When authors refer to other great works, people, and events, it’s usually not accidental. Put on your super-sleuth hat and figure out why.
Literature and Philosophy
- John Milton, Paradise Lost. (2.1). "Finding in the lowest depth a deeper still" echoes the line in Paradise Lost IV, 75-8 where Satan says, "Which way I fly is Hell; myself am Hell; / And in the lowest deep a lower deep/ Still threat’ning to devour me opens wide,/ To which the Hell I suffer seems a Heav’n."
- 18th-century novels (15.1). The digression with which Dickens opens this chapter is obviously in imitation of eighteenth-century novelists, including Lawrence Sterne in Tristram Shandy, and Henry Fielding in Tom Jones and Joseph Andrews.
- "Murderous melodramas" (17.1) Plays about crime were enormously popular at this period. Even Oliver Twist, which makes fun of the popularity of bloody melodramatic plays, was adapted into at least eleven different theatrical versions before the end of the nineteenth century alone.
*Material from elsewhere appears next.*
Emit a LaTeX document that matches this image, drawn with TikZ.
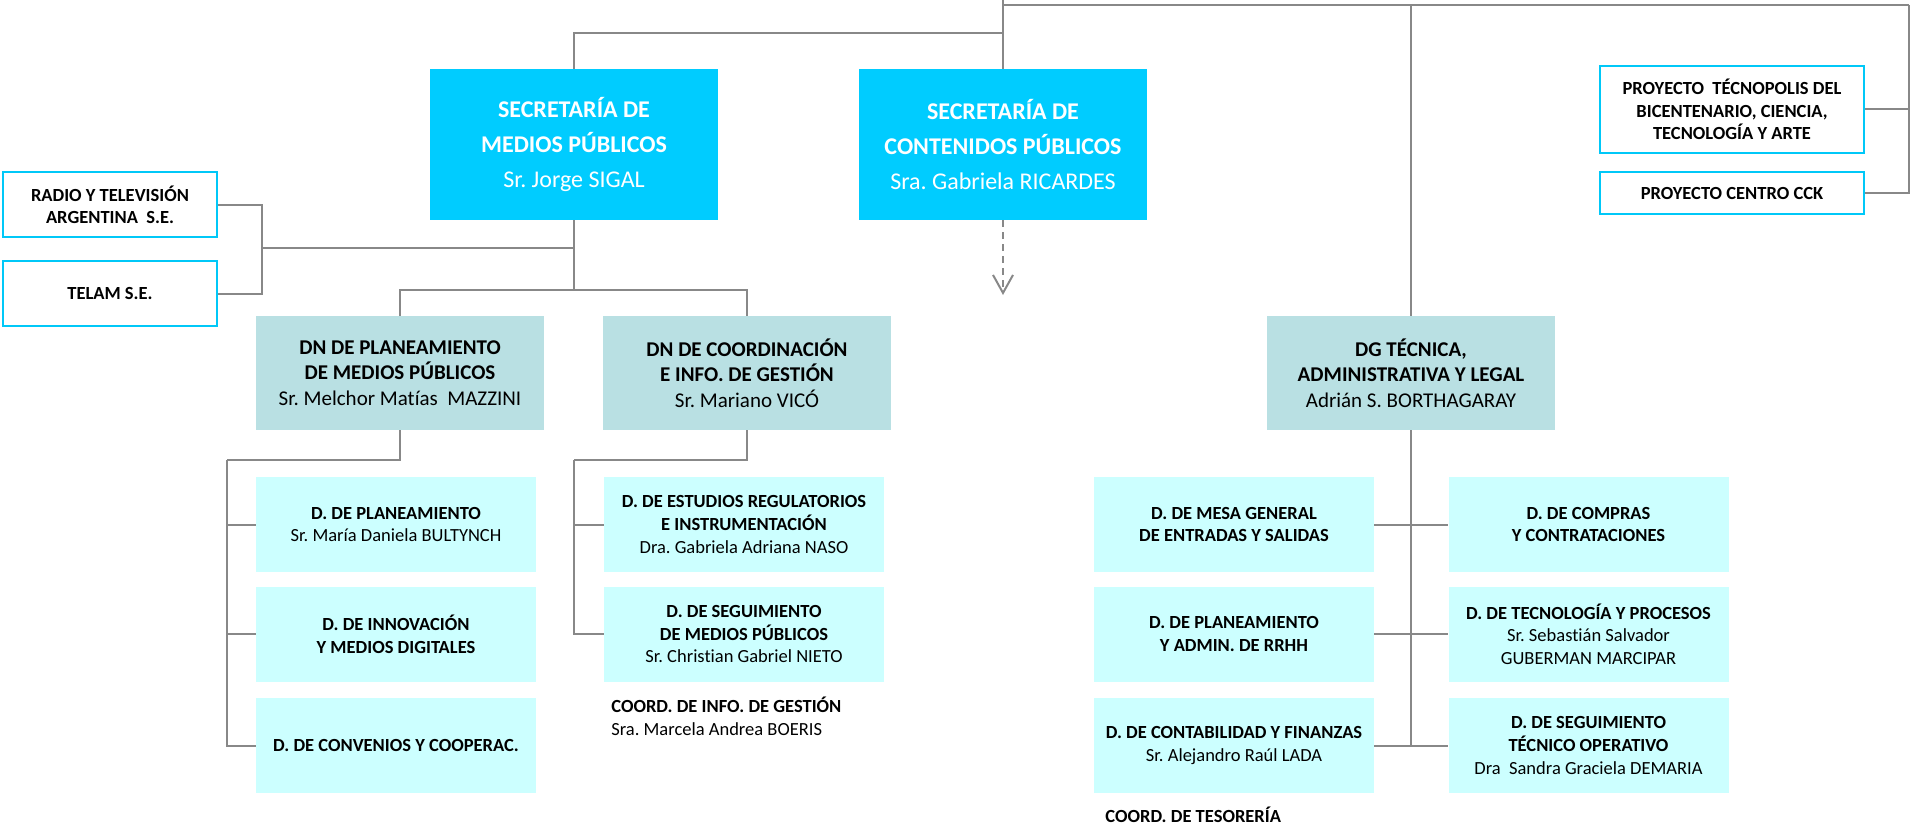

- William Shakespeare, Macbeth. (18.1). "The crying sin of ingratitude" is an allusion to Duncan’s line in Macbeth, 1.4.14-16.
- Newgate Calendar (20.17; 3.6.35). The Newgate Calendar was a collection of eighteenth-century criminal biographies. Some moralists worried that biographies of famous criminals might glamorize crime and inspire young people to turn to crime, like Charley in 3.6. Oliver’s reaction in 1.20 is the reaction Dickens thinks any civilized person should have – he thrusts the book away in disgust.
- The Bible, Revelation 20:12-13. (38.101). After dropping the locket and ring into the river, Monks says, "If the sea ever gives up its dead – as books say it will." This is a reference to the book of Revelation in the New Testament.
- The Poor Law Amendment Act (1.1; 1.2.1; 1.2.3; etc). The New Poor Law of 1834 gets referenced all the time, and especially in the first two chapters. The New Poor Law was passed in response to complaints that taxes for the support of the poor were too high. It made it difficult for the poor to receive "out-of-door relief" for their immediate needs, and replaced that kind of support with the centralized, institutionalized system of the punitive workhouse that Dickens is critiquing in Oliver Twist.
- The 1824 Vagrancy Act (5.69). This law made it illegal to the poor to ask for assistance in the streets or to sleep out of doors.
- Punch and Judy (10.20). This was a popular (and brutally violent) puppet show that was performed in the streets throughout the nineteenth century. Punch beat and killed a whole slew of characters, including his wife, Judy, and thwarted punishment at the end by tricking the hangman and hanging him instead.